Trump will dem starken Mann Putin wohl beweisen, dass er selber stärker ist und ihm Zugeständnisse abringen kann. Man wird sehen. Jedenfalls: 2016 orderte eine Putin-nahe Partei nach Trumps Wahl noch 130 Champagnerflaschen. Diesmal nicht mehr.
Deutschland und Frankreich – wohin?
Leider ist auf Europa kein Verlass, wenn es um die Unterstützung der Ukraine geht. Man ist mit sich selbst beschäftigt. Die Regierungen Deutschlands und Frankreichs brachen zusammen. In Berlin wird am 23. Februar 2025 gewählt. In Paris versucht sich gerade der zweite Premierminister innerhalb eines halben Jahres, und er wackelt bereits.
Verglichen damit wirkt die Stabilität der Schweiz fast schon aufreizend. Es wird hart gerungen um EU-Deal und Armeeausgaben, und doch erscheinen die Debatten routiniert. Erstaunlich ist, wie sehr der Kollaps der Credit Suisse von März 2023 bereits wieder in den Hintergrund gerückt ist, trotz eben veröffentlichtem PUK-Bericht.
International interessiert sich kaum jemand für uns. Die Schwäche Deutschlands und Frankreichs aber kommt im dümmsten Moment. Die «Achse der Autokraten» (Anne Applebaum) von Putin über Xi bis zu Irans Mullahs und Nordkoreas Kim arbeitet daran, die Demokratien zu schwächen, um die eigene Macht zu sichern. Diese Herren profitieren vom Ausfall Europas.

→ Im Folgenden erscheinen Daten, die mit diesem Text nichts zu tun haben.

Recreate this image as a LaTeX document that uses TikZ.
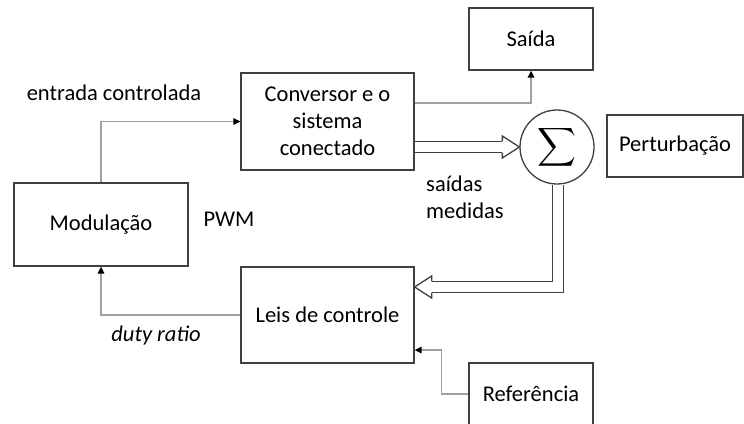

Den Autokraten läuft’s nicht gut
Allerdings läuft es den Autokraten nicht gut. Lange schien es, dass China die USA als grösste Volkswirtschaft überholt. Doch seit 2021 baut Amerika seinen Vorsprung wieder aus. Auch Russlands Wirtschaftskrise spricht nicht für die angebliche Überlegenheit autoritärer Systeme.
Vielleicht am wichtigsten: Zwei bedeutende Teile der «Achse der Autokraten» brachen 2024 heraus. In Syrien wurde Langzeit-Tyrann Assad gestürzt und flüchtete nach Moskau. Und der Iran steht nach diesem Jahr massiv geschwächt da. Dies, weil Israel ein Grosserfolg gelang. Es machte die Terrormilizen Hamas und Hisbollah weitgehend unschädlich. Beide Organisationen werden vom Iran finanziert.
Israel, die einzige Demokratie in Nahost, und die syrische Bevölkerung haben bewiesen, dass Tyrannen und Terroristen besiegbar sind. Der Wunsch, frei zu leben, ist nicht zu bändigen. Das stimmt hoffnungsvoll fürs neue Jahr.